Capitalization Rates in Commercial Real Estate
- Atik Law PLLC
- Jul 6, 2023
- 2 min read
Updated: Jul 7, 2023
Capitalization rates are a crucial tool that can assist interested parties in calculating the potential return on investment for a particular property in commercial leasing. In simple terms, the capitalization rate is the rate of exchange that an investor can expect to earn on a property. Capitalization rates are calculated by dividing the property’s net operating income (NOI) by its market value.
The NOI is a property's entire revenue minus the cost of running expenses like maintenance, taxes, and insurance. The market value of a property is its current value on the open market, based on parameters such as location, demand, and condition. Assume that we have a commercial property generating a total revenue of $500,000 per year. The costs of operating the property, including maintenance, taxes, and insurance, total $200,000 per year. Therefore, the Net Operating Income (NOI) for this property would be:
NOI = Total Revenue - Operating Costs
NOI = $500,000 - $200,000
NOI = $300,000
Now, let's assume that the current market value of this property is $2,500,000. The capitalization rate (Cap Rate) can be calculated as follows:
Cap Rate = NOI / Market Value
Cap Rate = $300,000 / $2,500,000
Cap Rate = 12%

So in this case, the capitalization rate for this property is 12%, meaning an investor could expect to earn a return of 12% on this property, assuming the income and value remain consistent.

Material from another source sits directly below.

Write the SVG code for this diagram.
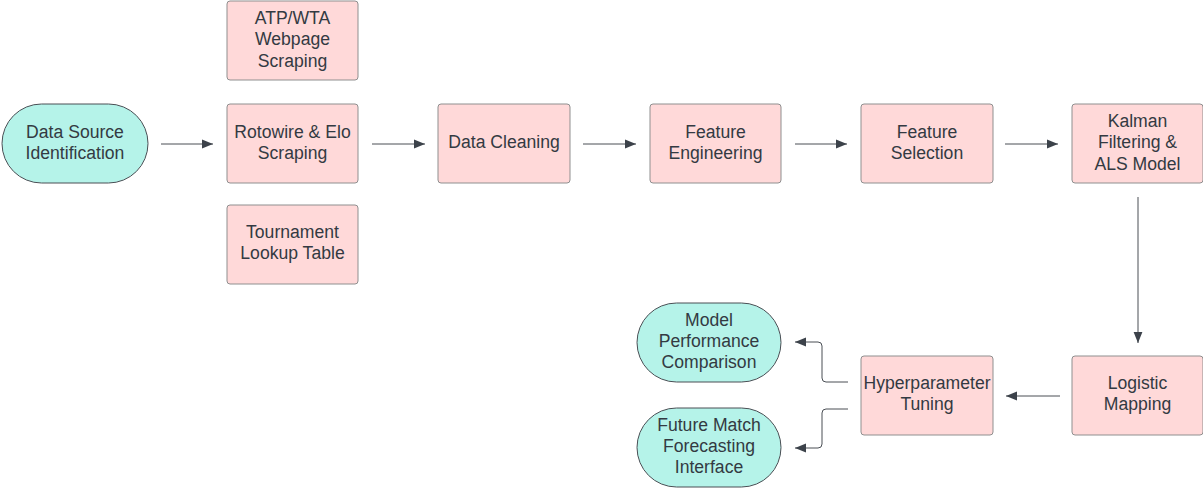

Investors can determine whether a property's price is in line with its earning potential using capitalization rates. Investors can evaluate the potential return on investment by comparing it with other opportunities in the market by calculating the relationship between the net operating income and the property's market value. A low capitalization rate might indicate a scenario with lower risk and return, whereas a high capitalization rate might suggest one with potentially higher risk and higher return. As a result, it offers a consistent method to measure the worth of real estate. When compared to other investment opportunities, a 12% cap rate, as calculated in the example above, suggests a higher risk and return.
Capitalization rates can help landlords in determining rental rates that indicate the potential return on their properties. By measuring the capitalization rate of their property, they may calculate the correct rental rate that will allow them to recoup their investment and create a profit. A higher capitalization rate typically translates into a lower rental rate, and vice versa for a lower capitalization rate.

Capitalization rates can be used by commercial tenants to determine a property's long-term viability. They can decide whether a property is worth the time and money needed to set up their business thereby examining the capitalization rate of the property. A higher capitalization rate often represents a better potential return on a decided investment.
In summary, capitalization rates are a great instrument for analyzing the financial feasibility of a commercial building. Both investors, landlords, and tenants can make more informed choices about leasing and renting commercial properties by taking the capitalization rate into account.